Federal Reserve Chair Janet Yellen has been vexed by an inflation problem. Now she is also vexed by an inflation expectations problem. Last week she said (emphasis added):
Uncertainty concerning the outlook for inflation also reflects, in part, uncertainty about the behavior of those inflation expectations that are relevant to price setting. For two decades, inflation has been relatively stable, reacting less persistently than before to temporary factors like a recession or a swing in oil prices. The most convincing explanation for this stability, in my view, is that longer-term inflation expectations have remained quite stable. So it bears noting that some survey measures of longer-term inflation expectations have moved a little lower over the past couple of years, while proxies for these expectations inferred from financial market instruments like inflation-protected securities have moved down more noticeably. It is unclear whether these indicators point to a true decline in those inflation expectations that are relevant for price setting; for example, the financial market measures may reflect changing attitudes toward inflation risk more than actual inflation expectations. But the indicators have moved enough to get my close attention. If inflation expectations really are moving lower, that could call into question whether inflation will move back to 2 percent as quickly as I expect.
Subsequently, the University of Michigan's read on long-run inflation expectations plunged to a series low:
Just for reference, consider the behavior of the inflation expectations during the last three tightening cycles:
This, one would think, should grab Yellen's attention. There is speculation of what this means for this week's FOMC statement. For example see here:
“The key thing to watch will be whether the Fed changes its language on inflation expectations” in the statement it publishes after its meeting, said Neil Dutta, head of U.S. economics at Renaissance Macro Research in New York.

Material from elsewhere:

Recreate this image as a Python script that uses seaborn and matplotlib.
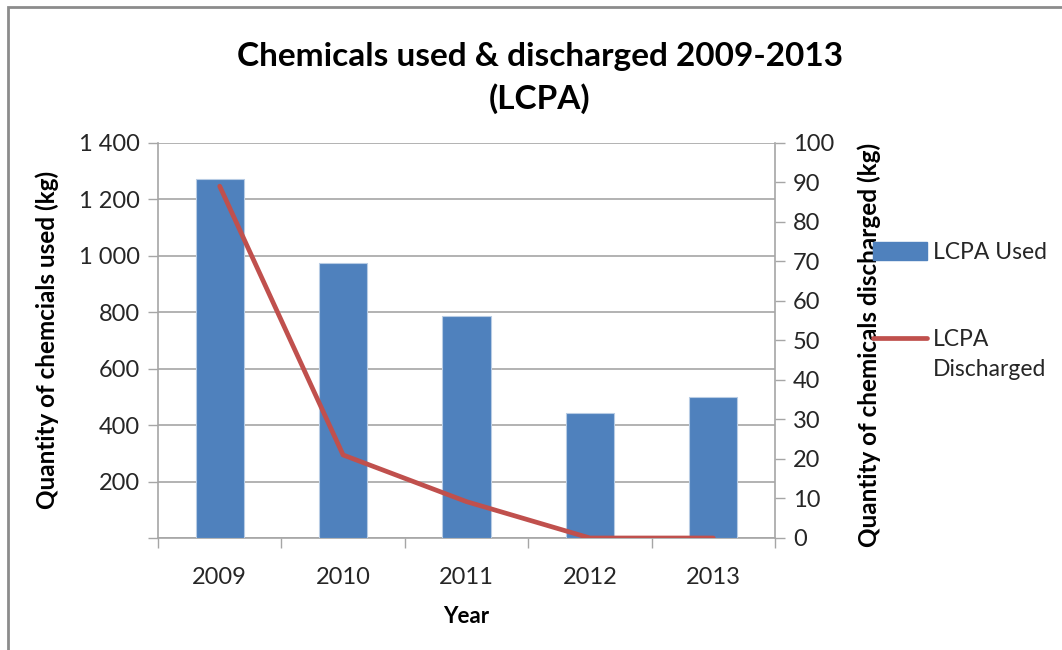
import matplotlib
matplotlib.use("Agg")
import matplotlib.pyplot as plt
import matplotlib.patches as mpatches
import matplotlib.lines as mlines
from matplotlib.ticker import FuncFormatter, MultipleLocator, FixedLocator
import numpy as np
import seaborn as sns

years = ["2009", "2010", "2011", "2012", "2013"]
lcpa_used = [1270, 975, 785, 444, 498]
lcpa_discharged = [89, 21, 9.2, 0, 0]

title = "Chemicals used & discharged 2009-2013\n(LCPA)"
xlabel = "Year"
ylabel_left = "Quantity of chemcials used (kg)"
ylabel_right = "Quantity of chemicals discharged (kg)"
label_used = "LCPA Used"
label_disc_1 = "LCPA"
label_disc_2 = "Discharged"

sns.set_theme(style="white")
plt.rcParams["font.family"] = ["Lato", "DejaVu Sans"]

BLUE = "#4F81BD"
RED = "#C0504D"
GRID = "#A6A6A6"
TXT = "#262626"

fig = plt.figure(figsize=(10.62, 6.5), dpi=100)
ax = fig.add_axes([158 / 1062, 1 - 538 / 650, (775 - 158) / 1062, (538 - 142.7) / 650])

sns.barplot(x=years, y=lcpa_used, ax=ax, color=BLUE, width=0.39,
            edgecolor="#B8CCE4", linewidth=0.8, saturation=1, zorder=3)
ax.set_xlim(-0.5, len(years) - 0.5)
ax.set_ylim(0, 1400)
ax.yaxis.set_major_locator(MultipleLocator(200))
ax.yaxis.set_major_formatter(FuncFormatter(
    lambda v, p: "" if v == 0 else f"{int(v):,}".replace(",", " ")))
ax.grid(axis="y", color=GRID, linewidth=1.2, zorder=0)
ax.grid(axis="x", visible=False)
ax.set_axisbelow(True)

# x ticks at category boundaries
ax.xaxis.set_minor_locator(FixedLocator(np.arange(-0.5, len(years), 1.0)))
ax.tick_params(axis="x", which="major", length=0, pad=21, labelsize=17, labelcolor=TXT)
ax.tick_params(axis="x", which="minor", length=7, width=1, color=GRID, direction="out", bottom=True)
ax.tick_params(axis="y", which="major", length=7, width=1, color=GRID, direction="out",
               left=True, labelsize=17, labelcolor=TXT, pad=6)

for s in ["top", "right"]:
    ax.spines[s].set_visible(False)
for s in ["left", "bottom"]:
    ax.spines[s].set_color(GRID)
    ax.spines[s].set_linewidth(1.2)

ax.set_xlabel(xlabel, fontsize=16, fontweight="bold", color="black", labelpad=13)
ax.set_ylabel(ylabel_left, fontsize=17.5, fontweight="bold", color="black")
ax.yaxis.set_label_coords((59 - 158) / 617, 0.5)

ax2 = ax.twinx()
sns.lineplot(x=np.arange(len(years)), y=lcpa_discharged, ax=ax2, color=RED,
             linewidth=3.4, zorder=4)
ax2.set_ylim(0, 100)
ax2.set_xlim(-0.5, len(years) - 0.5)
ax2.yaxis.set_major_locator(MultipleLocator(10))
ax2.tick_params(axis="y", which="major", length=7, width=1, color=GRID, direction="out",
                right=True, labelsize=17, labelcolor=TXT, pad=6)
for s in ["top", "left", "bottom"]:
    ax2.spines[s].set_visible(False)
ax2.spines["right"].set_color(GRID)
ax2.spines["right"].set_linewidth(1.2)
ax2.grid(False)
ax2.set_ylabel(ylabel_right, fontsize=17.5, fontweight="bold", color="black")
ax2.yaxis.set_label_coords((857 - 158) / 617, (538 - 345) / 395.3)

fig.text(540 / 1062, 1 - 78 / 650, title, ha="center", va="center",
         fontsize=24, fontweight="bold", color="black", linespacing=1.45)

h_used = mpatches.Patch(facecolor=BLUE, edgecolor=BLUE)
h_disc = mlines.Line2D([], [], color=RED, linewidth=3.4)
leg = fig.legend([h_used, h_disc], [label_used, label_disc_1],
                 loc="upper left", bbox_to_anchor=(873 / 1062, 1 - 242 / 650),
                 frameon=False, fontsize=16.5, handlelength=2.35, handleheight=0.8,
                 handletextpad=0.25, labelspacing=2.9, borderaxespad=0, borderpad=0)
for t in leg.get_texts():
    t.set_color(TXT)

fig.canvas.draw()
bb = leg.get_texts()[1].get_window_extent(fig.canvas.get_renderer())
fig.text(bb.x0, bb.y0 - 9, label_disc_2, transform=None, ha="left", va="top",
         fontsize=16.5, color=TXT)

# chart border (left and top edges visible)
fig.patches.append(mpatches.Rectangle((8 / 1062, -0.1), 1.2, 1.1 - 7 / 650,
                                      transform=fig.transFigure, fill=False,
                                      edgecolor="#8C8C8C", linewidth=2, zorder=0))

fig.savefig("out.png", dpi=100, facecolor="white")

They should change the language, but I don't think the will. The problem is that if the Fed acknowledges serious concern about declining inflation expectations, they have to deal with this line from the FOMC statement:
The Committee expects that economic conditions will evolve in a manner that will warrant only gradual increases in the federal funds rate; the federal funds rate is likely to remain, for some time, below levels that are expected to prevail in the longer run.
It makes no sense to show concern with the possibility of unanchored inflation expectations to the downside while at the same time stating that you anticipate the next policy action will be a hike. If inflation expectations are no longer stable, then any rational central banker must act accordingly, and this this case that means easing policy. Anything else is simply irrational, and the Fed should be called out for it.
Do any of us believe the Fed is about to ease policy?
Chicago Federal Reserve President Charles Evans opened the door to an easier policy stance by offering Evans Rule 2.0: Commit to holding steady on rates until core inflation has reached the Fed's inflation target. But think of how big of a leap that would be for the Fed. The Chair just gave a relatively optimistic outlook for the US economy, reiterating her belief that higher rates were coming. Up until the May employment report (a report that Yellen downplayed), policy makers were falling over each other to put the June meeting in play, pushing the message that was eventually revealed in the minutes of the April meeting. Unemployment is at 4.7 percent, a level generally believed within the Fed as consistent with full employment. Second quarter growth looks to be respectable in the 2.0-2.5 percent range. Financial markets stabilized after a tumultuous first quarter. Oil prices moved higher. In short, there is a reason Fed officials put June into play.
It's hard to see the Fed moving from "we plan to hike rates as early as June" to "rate hikes are off the table until inflation hits 2 percent" in just a few weeks. Moreover, adopting Evans Rule 2.0 would dramatically jack up the odds that the Fed would subsequently need to hit the inflation target from above. But the Fed has shown little willingness to consider anything other than hitting the target from below. A shift to Evans Rule 2.0 would take a sea change of sentiment at the Fed. I don't see it happening in just a few weeks on the basis of essentially one number.
So my expectation is that the Fed does not change its inflation expectations language in this week's FOMC statement. If they do, they have to understand that they market participants will price out rate hikes until 2017. I don't think they want this; I think instead the Fed will be working to keep July in play (a tall order in my opinion).
There is now a natural press conference question to add to my existing list:
Chair Yellen, last week you said that inflation expectations were low enough to be on your radar. Now they have turned even lower, but the FOMC declined to acknowledge the weakness in this FOMC statement. Just how low do inflation expectations need to be before the Fed acts?
I would guess that this is the first question for Yellen.
Bottom Line: It is reasonable to think that the Fed will change their inflation expectations language at this week's FOMC meeting. Completely rational considering Yellen's comment last week. A comment that I suspect she now regrets. But a change to the language requires a policy response I don't think the Fed is ready to make. If I am wrong, if the Fed is much more dovish than recent comments, or the most recent minutes, suggest.